To hear the TGI directors speak of it, the organization sounds almost too good to be true. Traditionally, companies working in the same industry, chasing the same dollars and the same talent, aren't inclined to cooperate. Why, then, would some of the videogame industry's brightest minds and strongest companies join forces with, in essence, their competitors?

Macris suggests the downsides to such an association are an illusion. "From a laissez-faire economic perspective, it's arguably a downside to our overall society that it is necessary to have associations like TGI organize and lobby for the interests of industries and regions," he says. "But in our mixed economy, such organizations seem inevitable. It certainly is not a downside for Triangle-area game companies."

In other words, at some level, helping your competition succeed is suicidal - a backward business plan pursued only by those with no better ideas, or who are insane - yet in the world we live in, the craziest plans are often the best. If, in helping the TGI accomplish its larger goals each member company can help itself achieve its own, then it just makes good sense.

"Most industries have large companies that have the resources and funding available to sponsor activities, lobby governmental agencies and publicize their presence," says Austin. "The Triangle game development community is made up mostly of smaller companies of less than 100 people, none of which has the muscle to exert this level of influence.
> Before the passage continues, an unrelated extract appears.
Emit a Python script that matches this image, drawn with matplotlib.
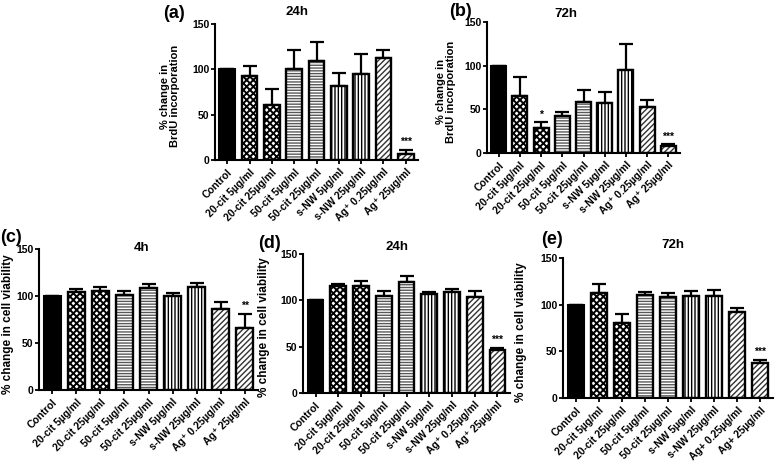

By working together around shared common goals, we are able to accomplish what each of us individually cannot do."

It's a risky plan, since each new member represents another potential competitor, but considering what draws talent and opportunities to a region - a broad assortment of individual companies concentrated in a single area - it's the only plan that make sense if the Triangle is to grow beyond a few odd companies whiling away their hours beneath the trees.